It looks like Singapore the Garden City is on target to become a City of Waterways too.
The banks of the country’s 32 rivers and 7,000km of canals and drains are being transformed, as are its 15 reservoirs which will teem with water activities.
A key element of PUB’s Active, Beautiful, Clean Waters (ABC Waters) programme is the people factor: projects will involve residents so that they have ownership too.
The masterplan identified more than 100 locations where projects will be implemented in phases till 2030.
The PUB first identifies a waterway or reservoir for transformation by looking at such factors as demographics, surrounding facilities and upcoming developments.
It then sees how the ABC Waters project can complement the surroundings and add value to the area.
Grassroots groups, schools and residents are involved: Feedback, ideas and views are gathered from them. After all, they will participate in and organise activities around the completed projects.
Mr Yew Kai Lih, 54, senior constituency manager in the Kolam Ayer constituency office, says: ‘Our waterway is now our trademark.’
Residents along the Kallang River/Kolam Ayer area now enjoy landscaped river banks and a floating deck.
Upgrading work to the waterways of Kolam Ayer, MacRitchie and Bedok have so far cost $23 million.
Mr Yew believes that the property prices in his constituency have gone up as the waterway now provides waterfront living amenities.
He feels that there is now a sense of ownership of the waterway. The constituency club organises activities such as gardening and performances on the floating deck.

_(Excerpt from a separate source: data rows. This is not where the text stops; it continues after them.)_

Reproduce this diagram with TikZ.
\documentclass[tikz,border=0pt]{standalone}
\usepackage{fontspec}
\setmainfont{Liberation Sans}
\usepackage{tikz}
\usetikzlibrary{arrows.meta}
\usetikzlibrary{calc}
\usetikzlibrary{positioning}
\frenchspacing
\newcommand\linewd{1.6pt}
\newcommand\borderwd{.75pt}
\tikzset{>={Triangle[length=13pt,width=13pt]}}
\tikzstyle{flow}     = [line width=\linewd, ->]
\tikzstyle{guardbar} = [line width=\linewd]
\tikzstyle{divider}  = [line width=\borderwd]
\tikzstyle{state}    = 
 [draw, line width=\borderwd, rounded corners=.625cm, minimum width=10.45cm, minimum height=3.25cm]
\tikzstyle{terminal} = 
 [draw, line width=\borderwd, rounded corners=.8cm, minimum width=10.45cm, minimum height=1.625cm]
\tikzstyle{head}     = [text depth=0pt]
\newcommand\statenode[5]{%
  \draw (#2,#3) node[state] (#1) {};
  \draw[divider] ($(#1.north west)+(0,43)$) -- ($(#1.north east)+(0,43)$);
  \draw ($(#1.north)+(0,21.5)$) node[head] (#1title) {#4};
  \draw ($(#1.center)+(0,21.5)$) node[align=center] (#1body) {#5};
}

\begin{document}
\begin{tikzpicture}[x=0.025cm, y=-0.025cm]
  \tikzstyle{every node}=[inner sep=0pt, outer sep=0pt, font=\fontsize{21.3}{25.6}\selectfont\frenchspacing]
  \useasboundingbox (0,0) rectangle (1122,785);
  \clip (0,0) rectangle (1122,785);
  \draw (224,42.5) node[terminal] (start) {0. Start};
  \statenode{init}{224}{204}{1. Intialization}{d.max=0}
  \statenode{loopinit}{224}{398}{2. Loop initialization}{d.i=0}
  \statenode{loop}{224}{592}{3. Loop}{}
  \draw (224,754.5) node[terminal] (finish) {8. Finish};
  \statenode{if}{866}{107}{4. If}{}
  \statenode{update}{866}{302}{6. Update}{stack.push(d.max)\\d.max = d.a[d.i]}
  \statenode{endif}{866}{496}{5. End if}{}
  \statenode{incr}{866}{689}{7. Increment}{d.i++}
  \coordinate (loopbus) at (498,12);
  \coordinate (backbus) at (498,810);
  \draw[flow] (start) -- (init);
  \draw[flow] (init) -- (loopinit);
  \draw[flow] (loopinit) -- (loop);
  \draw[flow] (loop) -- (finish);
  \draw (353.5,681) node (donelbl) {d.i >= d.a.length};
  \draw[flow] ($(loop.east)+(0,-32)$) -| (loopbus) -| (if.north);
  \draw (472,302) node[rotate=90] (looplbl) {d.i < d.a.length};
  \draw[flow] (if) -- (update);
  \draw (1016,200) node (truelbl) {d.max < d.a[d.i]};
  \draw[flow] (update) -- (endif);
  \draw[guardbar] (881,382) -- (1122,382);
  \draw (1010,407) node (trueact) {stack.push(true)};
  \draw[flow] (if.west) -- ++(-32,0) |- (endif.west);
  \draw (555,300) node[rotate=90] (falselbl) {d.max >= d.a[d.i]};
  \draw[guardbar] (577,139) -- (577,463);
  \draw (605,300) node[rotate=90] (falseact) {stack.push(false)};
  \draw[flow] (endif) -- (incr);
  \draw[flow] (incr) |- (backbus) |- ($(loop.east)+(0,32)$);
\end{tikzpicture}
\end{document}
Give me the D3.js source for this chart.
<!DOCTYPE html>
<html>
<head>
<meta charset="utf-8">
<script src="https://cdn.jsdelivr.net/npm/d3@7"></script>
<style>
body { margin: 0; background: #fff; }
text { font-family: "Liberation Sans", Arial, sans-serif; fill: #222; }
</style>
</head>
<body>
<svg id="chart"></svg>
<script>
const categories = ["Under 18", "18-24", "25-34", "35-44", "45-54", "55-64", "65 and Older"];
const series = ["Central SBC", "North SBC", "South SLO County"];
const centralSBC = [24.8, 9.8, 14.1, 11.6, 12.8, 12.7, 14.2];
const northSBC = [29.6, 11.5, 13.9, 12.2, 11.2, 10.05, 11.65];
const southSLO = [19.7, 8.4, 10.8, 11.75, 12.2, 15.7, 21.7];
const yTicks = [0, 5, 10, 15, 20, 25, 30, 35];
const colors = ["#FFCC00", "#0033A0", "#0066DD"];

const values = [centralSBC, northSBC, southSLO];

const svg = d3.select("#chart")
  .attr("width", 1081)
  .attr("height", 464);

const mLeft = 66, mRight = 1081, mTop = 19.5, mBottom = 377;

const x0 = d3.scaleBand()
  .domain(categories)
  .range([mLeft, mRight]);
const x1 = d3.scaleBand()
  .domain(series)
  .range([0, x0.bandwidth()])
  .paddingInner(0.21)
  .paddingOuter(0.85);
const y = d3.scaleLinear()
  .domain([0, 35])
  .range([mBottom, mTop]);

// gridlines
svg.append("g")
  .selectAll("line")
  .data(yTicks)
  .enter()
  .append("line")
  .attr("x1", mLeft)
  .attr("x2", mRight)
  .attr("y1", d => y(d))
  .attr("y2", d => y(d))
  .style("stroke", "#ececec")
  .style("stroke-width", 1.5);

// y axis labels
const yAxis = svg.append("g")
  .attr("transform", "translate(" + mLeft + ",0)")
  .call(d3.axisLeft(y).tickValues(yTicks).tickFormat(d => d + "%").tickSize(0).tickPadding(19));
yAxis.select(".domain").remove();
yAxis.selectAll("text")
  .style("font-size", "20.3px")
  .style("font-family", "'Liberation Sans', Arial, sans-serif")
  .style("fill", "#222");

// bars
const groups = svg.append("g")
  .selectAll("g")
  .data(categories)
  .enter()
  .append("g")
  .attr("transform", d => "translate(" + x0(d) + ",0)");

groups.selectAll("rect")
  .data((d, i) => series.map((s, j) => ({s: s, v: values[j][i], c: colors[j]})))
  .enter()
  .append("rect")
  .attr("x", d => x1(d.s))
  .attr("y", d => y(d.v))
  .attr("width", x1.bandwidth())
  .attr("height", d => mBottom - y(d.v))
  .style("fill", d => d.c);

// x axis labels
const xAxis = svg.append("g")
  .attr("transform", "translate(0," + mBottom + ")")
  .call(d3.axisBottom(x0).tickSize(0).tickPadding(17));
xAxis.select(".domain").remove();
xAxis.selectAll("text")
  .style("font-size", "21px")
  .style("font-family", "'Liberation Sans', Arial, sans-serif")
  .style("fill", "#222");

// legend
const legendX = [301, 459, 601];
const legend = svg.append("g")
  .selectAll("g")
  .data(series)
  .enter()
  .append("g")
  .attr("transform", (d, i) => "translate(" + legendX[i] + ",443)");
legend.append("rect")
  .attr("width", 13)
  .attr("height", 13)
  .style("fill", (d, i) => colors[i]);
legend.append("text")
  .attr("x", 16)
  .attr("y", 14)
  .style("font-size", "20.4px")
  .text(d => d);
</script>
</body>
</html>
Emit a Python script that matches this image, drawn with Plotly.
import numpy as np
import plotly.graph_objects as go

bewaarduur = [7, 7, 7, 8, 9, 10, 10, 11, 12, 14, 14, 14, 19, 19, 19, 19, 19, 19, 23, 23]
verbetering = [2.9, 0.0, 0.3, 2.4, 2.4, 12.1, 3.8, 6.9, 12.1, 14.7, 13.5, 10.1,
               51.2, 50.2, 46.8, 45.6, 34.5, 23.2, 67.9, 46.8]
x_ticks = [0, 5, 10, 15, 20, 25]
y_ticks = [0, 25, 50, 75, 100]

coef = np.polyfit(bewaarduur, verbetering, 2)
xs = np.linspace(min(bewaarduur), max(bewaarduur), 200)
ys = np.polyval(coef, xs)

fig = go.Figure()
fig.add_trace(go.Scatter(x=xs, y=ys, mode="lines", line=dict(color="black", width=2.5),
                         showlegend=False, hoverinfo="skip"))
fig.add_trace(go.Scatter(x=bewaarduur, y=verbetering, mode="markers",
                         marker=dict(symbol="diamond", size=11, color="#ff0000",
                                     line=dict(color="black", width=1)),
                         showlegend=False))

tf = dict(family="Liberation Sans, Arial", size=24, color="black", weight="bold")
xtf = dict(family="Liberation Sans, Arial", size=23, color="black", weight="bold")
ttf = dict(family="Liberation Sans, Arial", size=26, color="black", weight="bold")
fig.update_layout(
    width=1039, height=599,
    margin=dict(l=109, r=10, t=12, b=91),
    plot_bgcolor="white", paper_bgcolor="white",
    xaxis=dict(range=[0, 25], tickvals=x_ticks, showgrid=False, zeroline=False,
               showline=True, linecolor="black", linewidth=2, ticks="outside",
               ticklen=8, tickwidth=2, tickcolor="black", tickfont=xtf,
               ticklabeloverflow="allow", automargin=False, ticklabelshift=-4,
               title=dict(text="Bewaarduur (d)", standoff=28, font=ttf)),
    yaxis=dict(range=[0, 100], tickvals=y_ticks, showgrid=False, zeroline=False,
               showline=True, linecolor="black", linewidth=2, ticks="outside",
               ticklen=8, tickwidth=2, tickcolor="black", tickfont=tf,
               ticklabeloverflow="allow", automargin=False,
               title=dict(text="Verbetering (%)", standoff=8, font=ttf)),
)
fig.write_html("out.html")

Among the projects that are expected to be completed this year are: Sungei Punggol, Lower Seletar Reservoir, Pandan Reservoir and Jurong Lake. So too will Sungei Whampoa (St George’s Lane), Sungei Kallang/Whampoa RC31, Kranji Reservoir, Pang Sua Diversion Canal and Alexandra Canal.
Kallang River-Bishan Park and the Serangoon Reservoir – Lorong Halus waterway will be completed next year.
A problem that currently plagues canals here is pollution, but ‘pollution of the waterways has decreased over the years’, said Mr Tan Nguan Sen, director, Catchment and Waterways, PUB.
Last year, an average of 14 tonnes of flotsam was collected daily from the waterways. This is a reduction from the daily average of 15 tonnes collected in 2008, despite a steady increase in Singapore’s population.
Mr Eugene Heng, 60, chairman of the Waterways Watch Society, sees these changes to the waterways as a positive thing.
The society is a volunteer group that monitors, restores and protects the aesthetics of the waterways.
Mr Heng feels that ‘allowing more water activities in select areas is something that the society believes will help the public enjoy and, at the same time, appreciate, understand and value our waters’.